PROBLEM - Print the entries below exactly as they appear, from the first line up to and including the line with "bot_cross_y = [118.7, 144, 51, 67.3, 106]". Do not print any pictures.
----
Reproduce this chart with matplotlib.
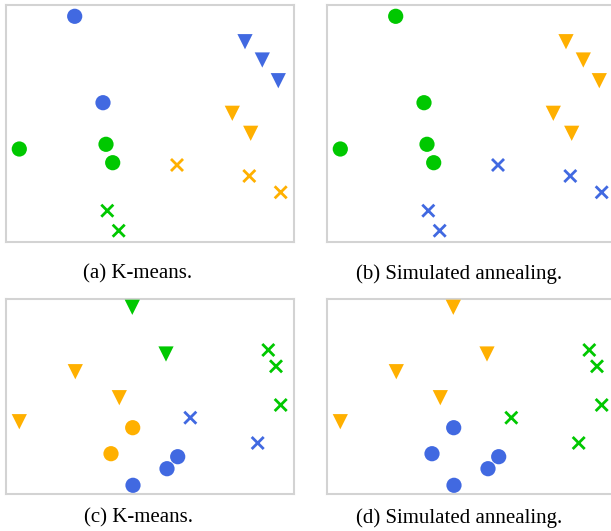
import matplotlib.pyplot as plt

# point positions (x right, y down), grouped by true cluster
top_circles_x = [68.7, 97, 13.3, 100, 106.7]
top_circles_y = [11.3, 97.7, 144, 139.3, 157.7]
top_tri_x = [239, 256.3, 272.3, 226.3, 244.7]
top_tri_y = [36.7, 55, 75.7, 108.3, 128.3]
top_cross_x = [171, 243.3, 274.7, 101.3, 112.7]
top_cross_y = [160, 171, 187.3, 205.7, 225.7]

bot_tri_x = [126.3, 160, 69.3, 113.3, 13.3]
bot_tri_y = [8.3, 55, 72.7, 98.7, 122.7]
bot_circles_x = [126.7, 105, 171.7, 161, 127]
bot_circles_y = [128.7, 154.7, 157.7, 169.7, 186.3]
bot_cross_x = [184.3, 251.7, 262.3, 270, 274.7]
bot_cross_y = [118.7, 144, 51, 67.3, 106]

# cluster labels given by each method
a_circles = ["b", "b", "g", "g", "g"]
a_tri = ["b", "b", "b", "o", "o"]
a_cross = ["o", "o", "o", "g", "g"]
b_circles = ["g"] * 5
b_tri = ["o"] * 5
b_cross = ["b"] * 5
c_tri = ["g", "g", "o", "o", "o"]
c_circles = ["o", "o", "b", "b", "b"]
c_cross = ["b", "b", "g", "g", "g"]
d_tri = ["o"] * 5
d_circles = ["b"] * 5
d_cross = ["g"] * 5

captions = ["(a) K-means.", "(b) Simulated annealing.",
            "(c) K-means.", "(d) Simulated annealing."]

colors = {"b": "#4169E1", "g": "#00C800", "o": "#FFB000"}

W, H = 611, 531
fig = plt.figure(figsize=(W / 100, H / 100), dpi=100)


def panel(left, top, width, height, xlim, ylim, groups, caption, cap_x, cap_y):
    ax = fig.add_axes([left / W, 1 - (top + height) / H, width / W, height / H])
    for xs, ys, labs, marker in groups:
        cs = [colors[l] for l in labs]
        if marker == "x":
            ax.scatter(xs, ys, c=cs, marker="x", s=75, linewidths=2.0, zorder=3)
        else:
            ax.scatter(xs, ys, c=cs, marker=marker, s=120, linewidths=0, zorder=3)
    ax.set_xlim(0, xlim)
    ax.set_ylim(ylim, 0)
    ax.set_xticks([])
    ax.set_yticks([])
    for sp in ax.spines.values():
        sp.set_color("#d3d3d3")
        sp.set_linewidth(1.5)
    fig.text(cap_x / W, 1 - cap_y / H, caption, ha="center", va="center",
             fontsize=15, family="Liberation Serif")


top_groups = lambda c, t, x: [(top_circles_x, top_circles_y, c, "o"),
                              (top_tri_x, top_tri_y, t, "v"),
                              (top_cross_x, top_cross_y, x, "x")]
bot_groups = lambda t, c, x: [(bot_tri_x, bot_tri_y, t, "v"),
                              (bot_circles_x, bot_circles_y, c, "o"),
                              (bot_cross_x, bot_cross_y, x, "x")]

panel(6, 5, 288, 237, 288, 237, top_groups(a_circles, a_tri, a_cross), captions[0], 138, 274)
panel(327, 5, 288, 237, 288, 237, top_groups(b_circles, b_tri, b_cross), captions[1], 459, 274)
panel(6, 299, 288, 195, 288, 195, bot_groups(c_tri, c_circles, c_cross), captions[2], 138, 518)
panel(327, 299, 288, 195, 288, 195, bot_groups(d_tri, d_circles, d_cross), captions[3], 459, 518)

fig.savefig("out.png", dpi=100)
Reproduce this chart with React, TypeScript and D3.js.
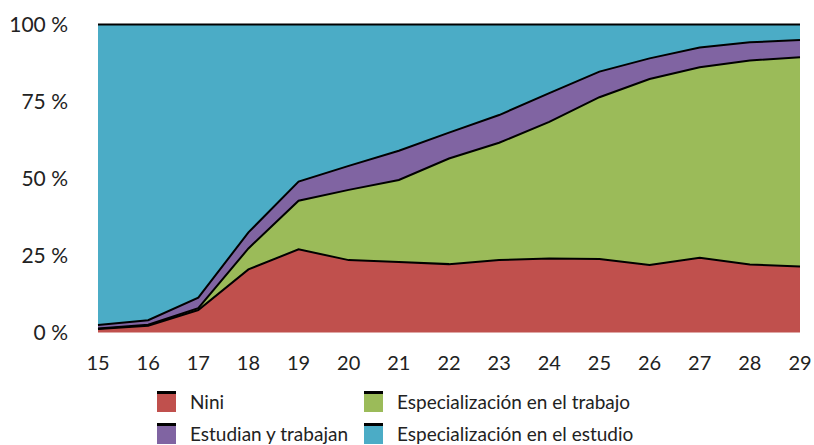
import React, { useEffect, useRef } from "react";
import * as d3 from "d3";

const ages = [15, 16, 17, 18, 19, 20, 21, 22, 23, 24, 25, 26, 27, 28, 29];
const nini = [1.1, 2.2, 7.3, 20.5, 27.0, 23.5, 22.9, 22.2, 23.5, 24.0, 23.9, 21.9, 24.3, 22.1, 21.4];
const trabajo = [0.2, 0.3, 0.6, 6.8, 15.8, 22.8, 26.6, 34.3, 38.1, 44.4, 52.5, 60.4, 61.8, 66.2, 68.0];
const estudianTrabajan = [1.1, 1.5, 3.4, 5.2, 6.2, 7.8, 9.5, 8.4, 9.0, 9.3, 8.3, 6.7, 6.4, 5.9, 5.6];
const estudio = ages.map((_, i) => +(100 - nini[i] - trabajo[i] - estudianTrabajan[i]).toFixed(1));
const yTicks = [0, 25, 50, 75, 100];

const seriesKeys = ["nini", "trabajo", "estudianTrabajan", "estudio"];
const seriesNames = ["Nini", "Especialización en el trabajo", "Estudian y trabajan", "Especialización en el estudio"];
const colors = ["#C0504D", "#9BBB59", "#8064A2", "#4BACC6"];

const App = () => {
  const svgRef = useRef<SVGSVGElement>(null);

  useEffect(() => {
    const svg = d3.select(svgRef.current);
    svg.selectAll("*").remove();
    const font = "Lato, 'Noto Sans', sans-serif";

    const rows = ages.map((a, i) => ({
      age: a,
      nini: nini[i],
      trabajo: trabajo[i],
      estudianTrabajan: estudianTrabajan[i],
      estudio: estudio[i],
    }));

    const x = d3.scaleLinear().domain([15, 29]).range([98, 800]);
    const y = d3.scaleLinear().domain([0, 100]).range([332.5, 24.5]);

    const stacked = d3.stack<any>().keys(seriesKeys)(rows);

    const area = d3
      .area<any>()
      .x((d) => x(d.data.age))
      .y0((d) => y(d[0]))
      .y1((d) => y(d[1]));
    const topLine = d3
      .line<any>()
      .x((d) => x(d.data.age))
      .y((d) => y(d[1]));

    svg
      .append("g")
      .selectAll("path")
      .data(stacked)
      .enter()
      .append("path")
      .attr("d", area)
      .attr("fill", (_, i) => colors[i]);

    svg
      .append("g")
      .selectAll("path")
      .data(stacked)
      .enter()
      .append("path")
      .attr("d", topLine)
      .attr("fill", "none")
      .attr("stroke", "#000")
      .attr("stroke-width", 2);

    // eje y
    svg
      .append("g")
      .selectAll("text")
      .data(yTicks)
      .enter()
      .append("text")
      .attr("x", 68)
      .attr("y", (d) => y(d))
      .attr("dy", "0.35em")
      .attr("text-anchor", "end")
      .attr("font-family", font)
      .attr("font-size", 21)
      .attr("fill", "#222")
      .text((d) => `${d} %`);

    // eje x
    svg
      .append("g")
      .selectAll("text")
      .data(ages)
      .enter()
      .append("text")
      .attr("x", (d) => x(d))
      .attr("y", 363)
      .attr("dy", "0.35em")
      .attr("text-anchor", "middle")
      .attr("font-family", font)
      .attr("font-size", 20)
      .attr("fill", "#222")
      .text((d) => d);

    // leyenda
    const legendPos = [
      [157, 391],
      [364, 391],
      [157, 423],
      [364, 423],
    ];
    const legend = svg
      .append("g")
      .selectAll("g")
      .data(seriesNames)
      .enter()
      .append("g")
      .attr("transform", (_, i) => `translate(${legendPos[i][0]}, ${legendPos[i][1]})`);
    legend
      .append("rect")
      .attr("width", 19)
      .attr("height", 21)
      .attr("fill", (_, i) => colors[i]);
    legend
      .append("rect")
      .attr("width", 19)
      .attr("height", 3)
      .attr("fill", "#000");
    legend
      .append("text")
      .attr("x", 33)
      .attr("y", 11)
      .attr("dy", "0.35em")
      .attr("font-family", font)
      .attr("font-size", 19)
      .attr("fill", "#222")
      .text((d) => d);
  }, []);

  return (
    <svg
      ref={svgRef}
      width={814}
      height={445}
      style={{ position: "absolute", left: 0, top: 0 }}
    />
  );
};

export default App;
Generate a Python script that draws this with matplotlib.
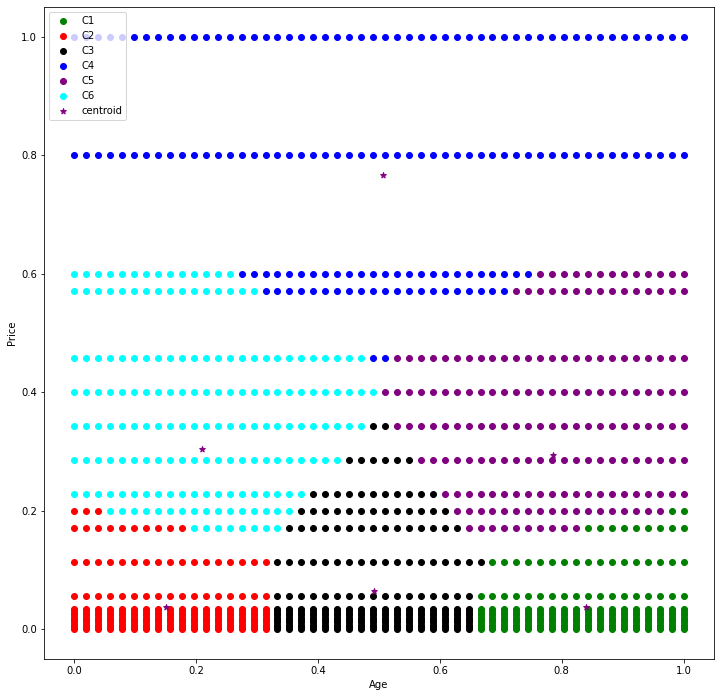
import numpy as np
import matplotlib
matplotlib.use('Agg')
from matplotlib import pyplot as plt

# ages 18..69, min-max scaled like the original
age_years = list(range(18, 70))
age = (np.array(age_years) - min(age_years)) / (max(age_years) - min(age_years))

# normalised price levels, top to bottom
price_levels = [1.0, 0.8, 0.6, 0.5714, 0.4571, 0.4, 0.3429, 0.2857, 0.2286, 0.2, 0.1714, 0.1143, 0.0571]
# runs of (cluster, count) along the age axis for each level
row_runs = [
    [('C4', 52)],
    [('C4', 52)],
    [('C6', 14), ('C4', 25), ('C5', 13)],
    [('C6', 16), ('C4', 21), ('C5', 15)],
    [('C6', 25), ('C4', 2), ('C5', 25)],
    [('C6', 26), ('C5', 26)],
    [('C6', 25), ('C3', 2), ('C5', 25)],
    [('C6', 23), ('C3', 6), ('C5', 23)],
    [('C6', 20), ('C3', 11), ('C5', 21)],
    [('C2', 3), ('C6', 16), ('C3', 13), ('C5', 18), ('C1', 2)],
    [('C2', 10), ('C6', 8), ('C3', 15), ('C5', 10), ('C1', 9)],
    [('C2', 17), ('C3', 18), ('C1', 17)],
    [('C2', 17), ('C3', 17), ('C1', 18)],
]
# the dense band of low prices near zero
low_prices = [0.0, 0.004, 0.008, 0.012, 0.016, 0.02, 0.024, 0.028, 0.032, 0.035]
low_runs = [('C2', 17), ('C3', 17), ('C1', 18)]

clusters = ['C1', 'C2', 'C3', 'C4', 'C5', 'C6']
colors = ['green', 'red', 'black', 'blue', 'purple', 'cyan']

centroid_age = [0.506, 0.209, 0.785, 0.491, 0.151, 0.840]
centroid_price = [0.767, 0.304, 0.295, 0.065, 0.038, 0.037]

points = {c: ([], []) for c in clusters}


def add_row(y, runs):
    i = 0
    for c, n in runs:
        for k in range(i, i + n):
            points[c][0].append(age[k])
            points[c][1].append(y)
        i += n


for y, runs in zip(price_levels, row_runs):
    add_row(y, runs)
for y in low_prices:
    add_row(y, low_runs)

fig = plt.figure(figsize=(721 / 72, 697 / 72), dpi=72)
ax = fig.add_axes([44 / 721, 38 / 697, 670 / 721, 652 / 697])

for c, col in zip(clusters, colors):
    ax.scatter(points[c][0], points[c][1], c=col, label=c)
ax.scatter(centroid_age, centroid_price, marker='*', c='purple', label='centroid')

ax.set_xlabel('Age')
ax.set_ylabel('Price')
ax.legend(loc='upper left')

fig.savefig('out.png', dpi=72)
----
SOLVED PROBLEM -
Reproduce this chart with matplotlib.
import matplotlib.pyplot as plt

# point positions (x right, y down), grouped by true cluster
top_circles_x = [68.7, 97, 13.3, 100, 106.7]
top_circles_y = [11.3, 97.7, 144, 139.3, 157.7]
top_tri_x = [239, 256.3, 272.3, 226.3, 244.7]
top_tri_y = [36.7, 55, 75.7, 108.3, 128.3]
top_cross_x = [171, 243.3, 274.7, 101.3, 112.7]
top_cross_y = [160, 171, 187.3, 205.7, 225.7]

bot_tri_x = [126.3, 160, 69.3, 113.3, 13.3]
bot_tri_y = [8.3, 55, 72.7, 98.7, 122.7]
bot_circles_x = [126.7, 105, 171.7, 161, 127]
bot_circles_y = [128.7, 154.7, 157.7, 169.7, 186.3]
bot_cross_x = [184.3, 251.7, 262.3, 270, 274.7]
bot_cross_y = [118.7, 144, 51, 67.3, 106]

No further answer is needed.